As the health of the core of East Bay Pesticide Alert has been deteriorating, especially under the stress of negotiating with stubborn and sometimes callous officials, our goals have slowly shifted from more direct actions to creating an inspiring, empowering, and motivating resource for healthier activists to pick up the work we are too ill to continue ourselves. In that spirit we are redesigning our website to expand its focus from predominantly local actions, to providing information, analysis, and other tools to a larger community. This redesign includes continuous research into all facets of the pesticide issue, including its history of use in war, and its connections to the pharmaceutical industry, its devastating health and environmental effects, the history of resistance by the labor movement and indigenous communities, resources to cope with immediate emergency of exposure, with long-term impacts on health and quality of life, and deeper political implications both locally and internationally. In the hopes of passing on several decades of combined activist experience on this and other human rights issues, we are offering volunteer internships to gain valuable experience in field work involving research into toxics, public health, and environmental justice. We are particularly interested in web designers inspired to help us put our vision into action.

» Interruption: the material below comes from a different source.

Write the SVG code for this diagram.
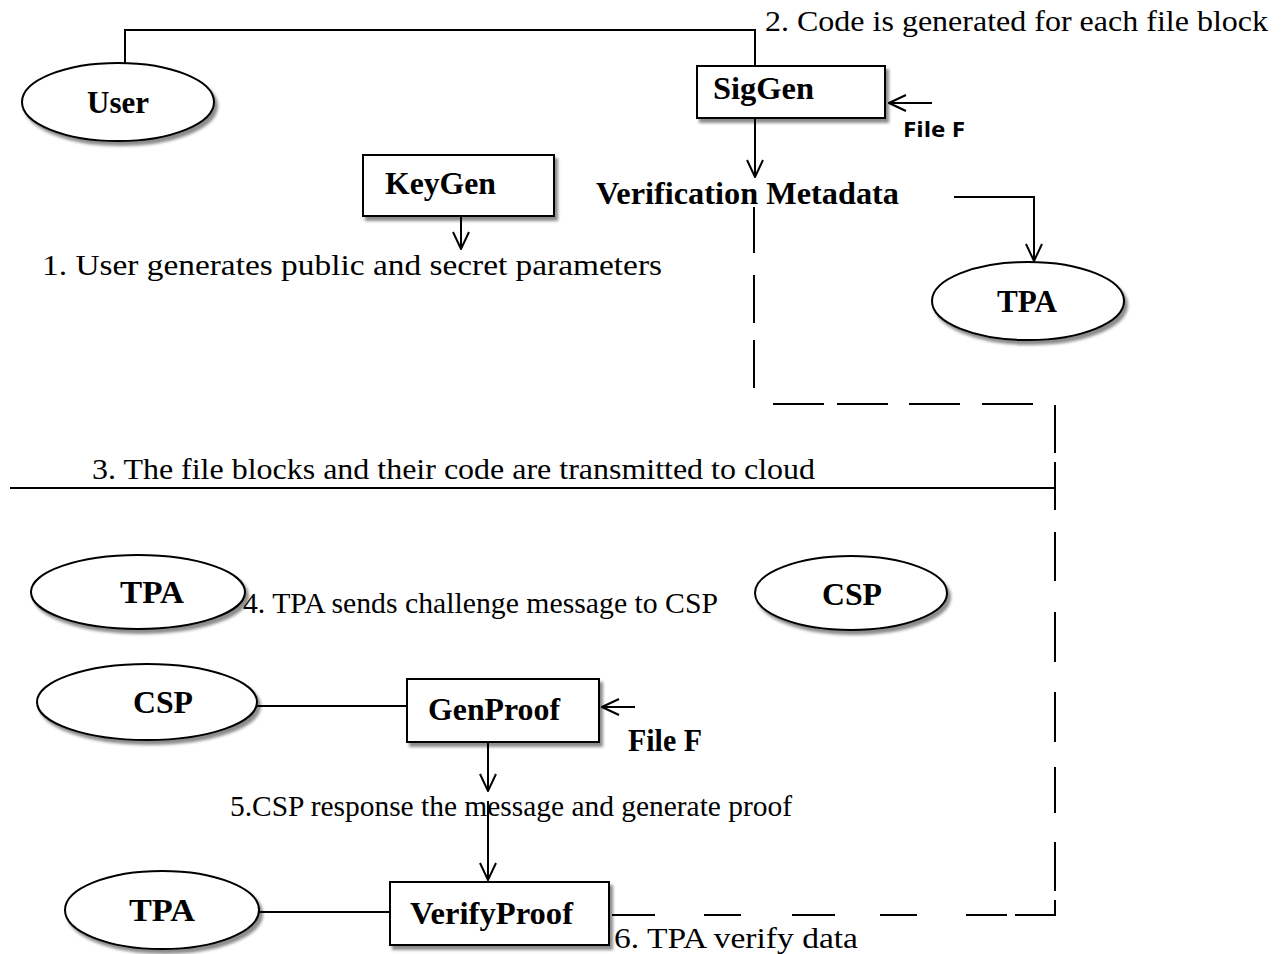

Throughout our history we have done what the government, and many of the larger non-profits, who focus on lobbying, don't take the time to do: We have offered personal support to many people from across the country who contacted us after being injured by pesticides and other toxic chemicals, provided them with relevant resources to help them through the immediate emergency, to support and maintain their health in the context of their resulting disability, to report their injuries, to protect themselves from further injuries, to remediate any toxic living situation, to find support networks where they live, to do further research on their own, and to inspire and empower them into action to make a difference in their areas. We are committed to continuing the one on one interactions necessary to help individuals who suffer from chemical injuries, and to build the foundation for a movement against toxics.

Sonoma Pesticide Alert and now East Bay Pesticide Alert have always acted as a resource for the widest variety of people. We have received phone calls and emails from representatives of municipalities around the country with questions and requests for information they could use in working to ban toxic pesticide use by their municipalities, as well as from university professors and school teachers seeking information which they could use with their students. We have provided information and resources for myriad environmental justice organizations and stand far apart from some well-funded nonprofits in helping people understand the politics behind the chemical industry, as well as exploring the sociological questions of how and why our society has come to accept pesticide use in every facet of our lives, even in the face of evidence that pesticides poison people and that they may themselves one day be personally affected by such chemical injuries.

Our work is specifically aimed at providing essential day-to-day services to individuals and communities affected by pesticides and other toxic chemicals, in the form of resources, research, and other vital information, and local actions to prevent further injuries. The government is not adequately furnishing proper care for those injured, nor information to prevent injury, are in fact actively complicit in keeping vital information secret. Our goal particularly is to provide information identifying the root causes, and to mobilize a movement of activists seeking to make changes at the core of the problem, which we believe lies in the ruthless exploitation of others for profit.

We function as a collective, and are proud to be using an informal Consensus Process, rather than making decisions by a top down hierarchy.